* [Source material]:

▶

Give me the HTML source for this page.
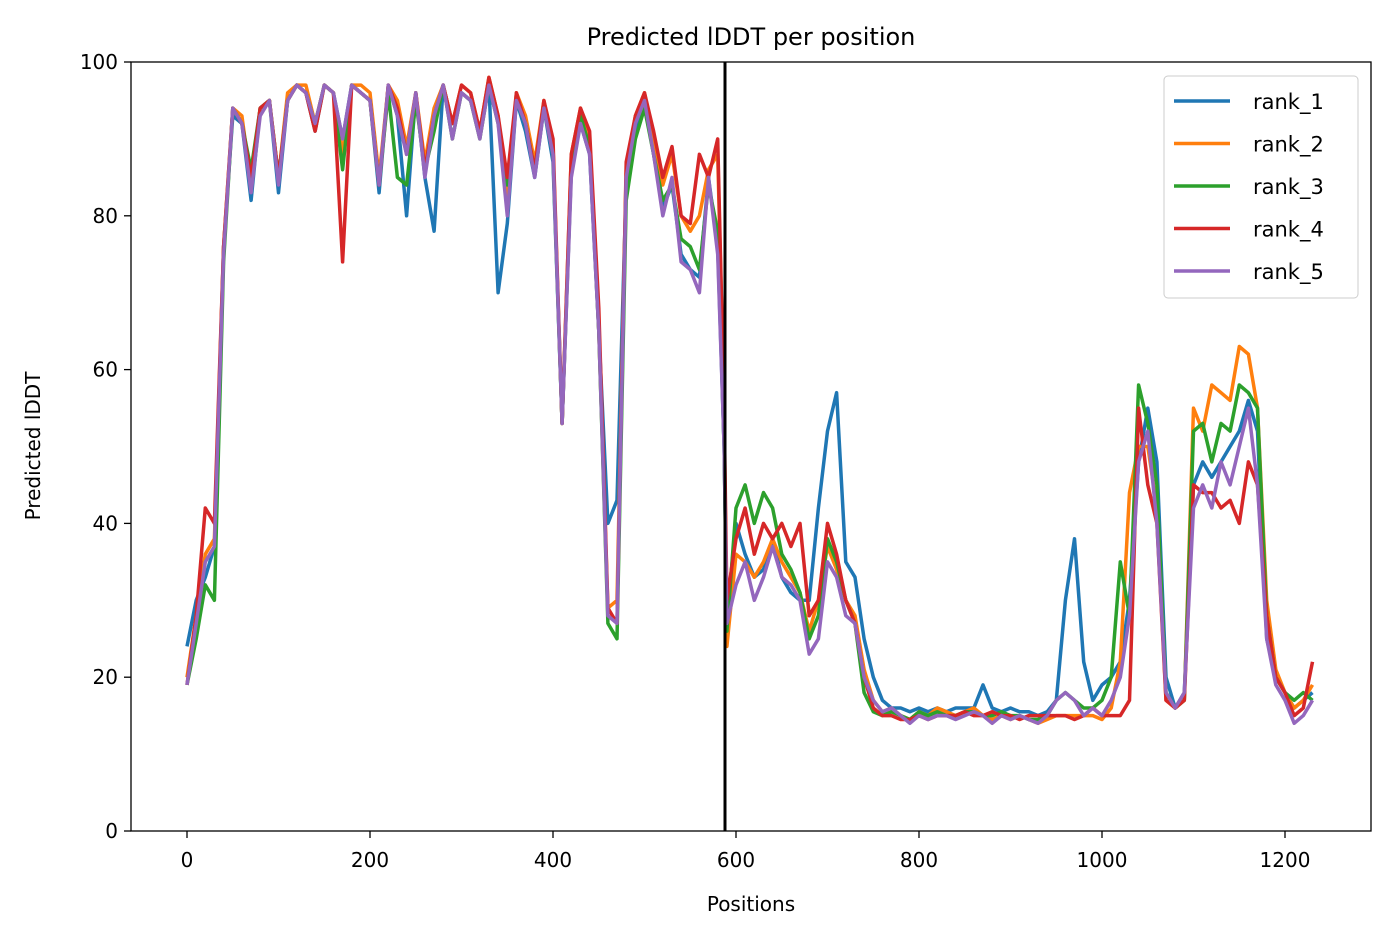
<!DOCTYPE html>
<html><head><meta charset="utf-8"><style>
body{margin:0;background:#fff;}
svg{font-family:"DejaVu Sans","Liberation Sans",sans-serif;}
</style></head><body>
<svg id="chart" width="1391" height="939">
<defs><clipPath id="clip"><rect x="131" y="62" width="1240" height="769"/></clipPath></defs>
<rect x="0" y="0" width="1391" height="939" fill="#fff"/>
<text x="751" y="45" text-anchor="middle" font-size="24">Predicted lDDT per position</text>
<g id="plot" clip-path="url(#clip)"></g>
<line x1="725" y1="62" x2="725" y2="831" stroke="#000" stroke-width="3"/>
<rect x="131" y="62" width="1240" height="769" fill="none" stroke="#000" stroke-width="1.3"/>
<g id="axes"></g>
<text x="751" y="911" text-anchor="middle" font-size="20">Positions</text>
<text transform="translate(40,446) rotate(-90)" text-anchor="middle" font-size="20">Predicted lDDT</text>
<g id="legend">
<rect x="1164" y="76" width="194" height="222" rx="4" fill="#fff" fill-opacity="0.85" stroke="#ccc"/>
</g>
</svg>
<script>
const positions=[0,10,20,30,40,50,60,70,80,90,100,110,120,130,140,150,160,170,180,190,200,210,220,230,240,250,260,270,280,290,300,310,320,330,340,350,360,370,380,390,400,410,420,430,440,450,460,470,480,490,500,510,520,530,540,550,560,570,580,587,590,600,610,620,630,640,650,660,670,680,690,700,710,720,730,740,750,760,770,780,790,800,810,820,830,840,850,860,870,880,890,900,910,920,930,940,950,960,970,980,990,1000,1010,1020,1030,1040,1050,1060,1070,1080,1090,1100,1110,1120,1130,1140,1150,1160,1170,1180,1190,1200,1210,1220,1230];
const seriesNames=["rank_1","rank_2","rank_3","rank_4","rank_5"];
const colors=["#1f77b4","#ff7f0e","#2ca02c","#d62728","#9467bd"];
const rank1=[24,30,33,37,76,93,92,82,94,95,83,95,97,96,91,97,96,90,97,96,95,83,97,93,80,96,85,78,97,92,96,95,91,97,70,79,95,91,85,94,87,53,86,92,88,65,40,43,84,91,95,88,81,84,75,73,72,85,76,50,28,40,36,33,34,38,33,31,30,30,42,52,57,35,33,25,20,17,16,16,15.5,16,15.5,16,15.5,16,16,16,19,16,15.5,16,15.5,15.5,15,15.5,17,30,38,22,17,19,20,22,30,48,55,48,20,16,18,45,48,46,48,50,52,56,52,25,20,18,16,17,18];
const rank2=[20,28,36,38,76,94,93,84,94,95,85,96,97,97,92,97,96,88,97,97,96,85,97,95,89,96,87,94,97,92,97,96,91,98,93,82,96,93,87,95,89,53,88,94,90,65,29,30,86,93,96,90,84,88,80,78,80,86,88,55,24,36,35,33,35,38,35,33,31,26,30,37,34,30,28,21,17,15.5,16,15,14.5,15.5,15,16,15.5,15,15.5,16,15,14.5,15,14.5,15,14.5,14,14.5,15,15,15,15,15,14.5,16,22,44,50,50,42,17,16,17,55,52,58,57,56,63,62,55,30,21,18,16,17,19];
const rank3=[19,25,32,30,74,94,92,86,94,95,85,95,97,96,92,97,96,86,97,96,95,84,96,85,84,95,86,91,97,90,96,95,90,97,92,84,95,92,86,94,88,53,86,93,89,65,27,25,82,90,94,88,82,84,77,76,73,84,78,50,26,42,45,40,44,42,36,34,31,25,28,38,35,30,27,18,15.5,15,15.5,15,14.5,15.5,15,15.5,15,15,15.5,15.5,15,15,15.5,15,15,14.5,14.5,15,17,18,17,16,16,17,20,35,28,58,53,45,18,16,17,52,53,48,53,52,58,57,55,28,20,18,17,18,17];
const rank4=[19,28,42,40,76,94,92,85,94,95,85,95,97,96,91,97,96,74,97,96,95,84,97,94,88,96,86,93,97,92,97,96,91,98,93,85,96,92,86,95,90,53,88,94,91,68,29,27,87,93,96,91,85,89,80,79,88,85,90,55,30,38,42,36,40,38,40,37,40,28,30,40,36,30,27,20,16,15,15,14.5,14.5,15,14.5,15,15,15,15.5,15,15,15.5,15,15,14.5,15,15,15,15,15,14.5,15,16,15,15,15,17,55,45,40,17,16,17,45,44,44,42,43,40,48,45,28,20,18,15,16,22];
const rank5=[19,27,35,37,75,94,92,83,93,95,84,95,97,96,92,97,96,90,97,96,95,84,97,93,88,96,85,93,97,90,96,95,90,97,92,80,95,92,85,94,88,53,85,92,88,65,28,27,85,92,95,88,80,85,74,73,70,85,75,50,27,32,35,30,33,37,33,32,30,23,25,35,33,28,27,20,17,15.5,16,15,14,15,14.5,15,15,14.5,15,15.5,15,14,15,14.5,15,14.5,14,15,17,18,17,15,16,15,17,20,28,48,52,40,18,16,18,42,45,42,48,45,50,55,45,25,19,17,14,15,17];
const allSeries=[rank1,rank2,rank3,rank4,rank5];
const xTicks=[0,200,400,600,800,1000,1200];
const yTicks=[0,20,40,60,80,100];

const NS="http://www.w3.org/2000/svg";
function xs(v){return 187+v*(1285-187)/1200;}
function ys(v){return 831-v*(831-62)/100;}
const plot=document.getElementById('plot');
allSeries.forEach((s,k)=>{
  const p=document.createElementNS(NS,'polyline');
  p.setAttribute('points',s.map((v,i)=>xs(positions[i]).toFixed(1)+','+ys(v).toFixed(1)).join(' '));
  p.setAttribute('fill','none');
  p.setAttribute('stroke',colors[k]);
  p.setAttribute('stroke-width','3.5');
  p.setAttribute('stroke-linejoin','round');
  
  
  plot.appendChild(p);
});
const axes=document.getElementById('axes');
xTicks.forEach(t=>{
  const l=document.createElementNS(NS,'line');
  l.setAttribute('x1',xs(t));l.setAttribute('x2',xs(t));l.setAttribute('y1',831);l.setAttribute('y2',838);
  l.setAttribute('stroke','#000');l.setAttribute('stroke-width','1.3');
  
  
  axes.appendChild(l);
  const tx=document.createElementNS(NS,'text');
  tx.setAttribute('x',xs(t));tx.setAttribute('y',867);tx.setAttribute('text-anchor','middle');tx.setAttribute('font-size','20');
  tx.textContent=t;
  
  
  axes.appendChild(tx);
});
yTicks.forEach(t=>{
  const l=document.createElementNS(NS,'line');
  l.setAttribute('x1',124);l.setAttribute('x2',131);l.setAttribute('y1',ys(t));l.setAttribute('y2',ys(t));
  l.setAttribute('stroke','#000');l.setAttribute('stroke-width','1.3');
  
  
  axes.appendChild(l);
  const tx=document.createElementNS(NS,'text');
  tx.setAttribute('x',118);tx.setAttribute('y',ys(t)+7);tx.setAttribute('text-anchor','end');tx.setAttribute('font-size','20');
  tx.textContent=t;
  
  
  axes.appendChild(tx);
});
const legend=document.getElementById('legend');
seriesNames.forEach((n,k)=>{
  const y=101+k*42.5;
  const l=document.createElementNS(NS,'line');
  l.setAttribute('x1',1174);l.setAttribute('x2',1230);l.setAttribute('y1',y);l.setAttribute('y2',y);
  l.setAttribute('stroke',colors[k]);l.setAttribute('stroke-width','3.5');
  
  
  legend.appendChild(l);
  const tx=document.createElementNS(NS,'text');
  tx.setAttribute('x',1253);tx.setAttribute('y',y+8);tx.setAttribute('font-size','21');
  tx.textContent=n;
  
  
  legend.appendChild(tx);
});
</script>
</body></html>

◀

* [Stated task]: Repeat the material above word for word, please, apart from its images.

* [Task response]:
Give me the HTML source for this page.
<!DOCTYPE html>
<html><head><meta charset="utf-8"><style>
body{margin:0;background:#fff;}
svg{font-family:"DejaVu Sans","Liberation Sans",sans-serif;}
</style></head><body>
<svg id="chart" width="1391" height="939">
<defs><clipPath id="clip"><rect x="131" y="62" width="1240" height="769"/></clipPath></defs>
<rect x="0" y="0" width="1391" height="939" fill="#fff"/>
<text x="751" y="45" text-anchor="middle" font-size="24">Predicted lDDT per position</text>
<g id="plot" clip-path="url(#clip)"></g>
<line x1="725" y1="62" x2="725" y2="831" stroke="#000" stroke-width="3"/>
<rect x="131" y="62" width="1240" height="769" fill="none" stroke="#000" stroke-width="1.3"/>
<g id="axes"></g>
<text x="751" y="911" text-anchor="middle" font-size="20">Positions</text>
<text transform="translate(40,446) rotate(-90)" text-anchor="middle" font-size="20">Predicted lDDT</text>
<g id="legend">
<rect x="1164" y="76" width="194" height="222" rx="4" fill="#fff" fill-opacity="0.85" stroke="#ccc"/>
</g>
</svg>
<script>
const positions=[0,10,20,30,40,50,60,70,80,90,100,110,120,130,140,150,160,170,180,190,200,210,220,230,240,250,260,270,280,290,300,310,320,330,340,350,360,370,380,390,400,410,420,430,440,450,460,470,480,490,500,510,520,530,540,550,560,570,580,587,590,600,610,620,630,640,650,660,670,680,690,700,710,720,730,740,750,760,770,780,790,800,810,820,830,840,850,860,870,880,890,900,910,920,930,940,950,960,970,980,990,1000,1010,1020,1030,1040,1050,1060,1070,1080,1090,1100,1110,1120,1130,1140,1150,1160,1170,1180,1190,1200,1210,1220,1230];
const seriesNames=["rank_1","rank_2","rank_3","rank_4","rank_5"];
const colors=["#1f77b4","#ff7f0e","#2ca02c","#d62728","#9467bd"];
const rank1=[24,30,33,37,76,93,92,82,94,95,83,95,97,96,91,97,96,90,97,96,95,83,97,93,80,96,85,78,97,92,96,95,91,97,70,79,95,91,85,94,87,53,86,92,88,65,40,43,84,91,95,88,81,84,75,73,72,85,76,50,28,40,36,33,34,38,33,31,30,30,42,52,57,35,33,25,20,17,16,16,15.5,16,15.5,16,15.5,16,16,16,19,16,15.5,16,15.5,15.5,15,15.5,17,30,38,22,17,19,20,22,30,48,55,48,20,16,18,45,48,46,48,50,52,56,52,25,20,18,16,17,18];
const rank2=[20,28,36,38,76,94,93,84,94,95,85,96,97,97,92,97,96,88,97,97,96,85,97,95,89,96,87,94,97,92,97,96,91,98,93,82,96,93,87,95,89,53,88,94,90,65,29,30,86,93,96,90,84,88,80,78,80,86,88,55,24,36,35,33,35,38,35,33,31,26,30,37,34,30,28,21,17,15.5,16,15,14.5,15.5,15,16,15.5,15,15.5,16,15,14.5,15,14.5,15,14.5,14,14.5,15,15,15,15,15,14.5,16,22,44,50,50,42,17,16,17,55,52,58,57,56,63,62,55,30,21,18,16,17,19];
const rank3=[19,25,32,30,74,94,92,86,94,95,85,95,97,96,92,97,96,86,97,96,95,84,96,85,84,95,86,91,97,90,96,95,90,97,92,84,95,92,86,94,88,53,86,93,89,65,27,25,82,90,94,88,82,84,77,76,73,84,78,50,26,42,45,40,44,42,36,34,31,25,28,38,35,30,27,18,15.5,15,15.5,15,14.5,15.5,15,15.5,15,15,15.5,15.5,15,15,15.5,15,15,14.5,14.5,15,17,18,17,16,16,17,20,35,28,58,53,45,18,16,17,52,53,48,53,52,58,57,55,28,20,18,17,18,17];
const rank4=[19,28,42,40,76,94,92,85,94,95,85,95,97,96,91,97,96,74,97,96,95,84,97,94,88,96,86,93,97,92,97,96,91,98,93,85,96,92,86,95,90,53,88,94,91,68,29,27,87,93,96,91,85,89,80,79,88,85,90,55,30,38,42,36,40,38,40,37,40,28,30,40,36,30,27,20,16,15,15,14.5,14.5,15,14.5,15,15,15,15.5,15,15,15.5,15,15,14.5,15,15,15,15,15,14.5,15,16,15,15,15,17,55,45,40,17,16,17,45,44,44,42,43,40,48,45,28,20,18,15,16,22];
const rank5=[19,27,35,37,75,94,92,83,93,95,84,95,97,96,92,97,96,90,97,96,95,84,97,93,88,96,85,93,97,90,96,95,90,97,92,80,95,92,85,94,88,53,85,92,88,65,28,27,85,92,95,88,80,85,74,73,70,85,75,50,27,32,35,30,33,37,33,32,30,23,25,35,33,28,27,20,17,15.5,16,15,14,15,14.5,15,15,14.5,15,15.5,15,14,15,14.5,15,14.5,14,15,17,18,17,15,16,15,17,20,28,48,52,40,18,16,18,42,45,42,48,45,50,55,45,25,19,17,14,15,17];
const allSeries=[rank1,rank2,rank3,rank4,rank5];
const xTicks=[0,200,400,600,800,1000,1200];
const yTicks=[0,20,40,60,80,100];

const NS="http://www.w3.org/2000/svg";
function xs(v){return 187+v*(1285-187)/1200;}
function ys(v){return 831-v*(831-62)/100;}
const plot=document.getElementById('plot');
allSeries.forEach((s,k)=>{
  const p=document.createElementNS(NS,'polyline');
  p.setAttribute('points',s.map((v,i)=>xs(positions[i]).toFixed(1)+','+ys(v).toFixed(1)).join(' '));
  p.setAttribute('fill','none');
  p.setAttribute('stroke',colors[k]);
  p.setAttribute('stroke-width','3.5');
  p.setAttribute('stroke-linejoin','round');
  
  
  plot.appendChild(p);
});
const axes=document.getElementById('axes');
xTicks.forEach(t=>{
  const l=document.createElementNS(NS,'line');
  l.setAttribute('x1',xs(t));l.setAttribute('x2',xs(t));l.setAttribute('y1',831);l.setAttribute('y2',838);
  l.setAttribute('stroke','#000');l.setAttribute('stroke-width','1.3');
  
  
  axes.appendChild(l);
  const tx=document.createElementNS(NS,'text');
  tx.setAttribute('x',xs(t));tx.setAttribute('y',867);tx.setAttribute('text-anchor','middle');tx.setAttribute('font-size','20');
  tx.textContent=t;
  
  
  axes.appendChild(tx);
});
yTicks.forEach(t=>{
  const l=document.createElementNS(NS,'line');
  l.setAttribute('x1',124);l.setAttribute('x2',131);l.setAttribute('y1',ys(t));l.setAttribute('y2',ys(t));
  l.setAttribute('stroke','#000');l.setAttribute('stroke-width','1.3');
  
  
  axes.appendChild(l);
  const tx=document.createElementNS(NS,'text');
  tx.setAttribute('x',118);tx.setAttribute('y',ys(t)+7);tx.setAttribute('text-anchor','end');tx.setAttribute('font-size','20');
  tx.textContent=t;
  
  
  axes.appendChild(tx);
});
const legend=document.getElementById('legend');
seriesNames.forEach((n,k)=>{
  const y=101+k*42.5;
  const l=document.createElementNS(NS,'line');
  l.setAttribute('x1',1174);l.setAttribute('x2',1230);l.setAttribute('y1',y);l.setAttribute('y2',y);
  l.setAttribute('stroke',colors[k]);l.setAttribute('stroke-width','3.5');
  
  
  legend.appendChild(l);
  const tx=document.createElementNS(NS,'text');
  tx.setAttribute('x',1253);tx.setAttribute('y',y+8);tx.setAttribute('font-size','21');
  tx.textContent=n;
  
  
  legend.appendChild(tx);
});
</script>
</body></html>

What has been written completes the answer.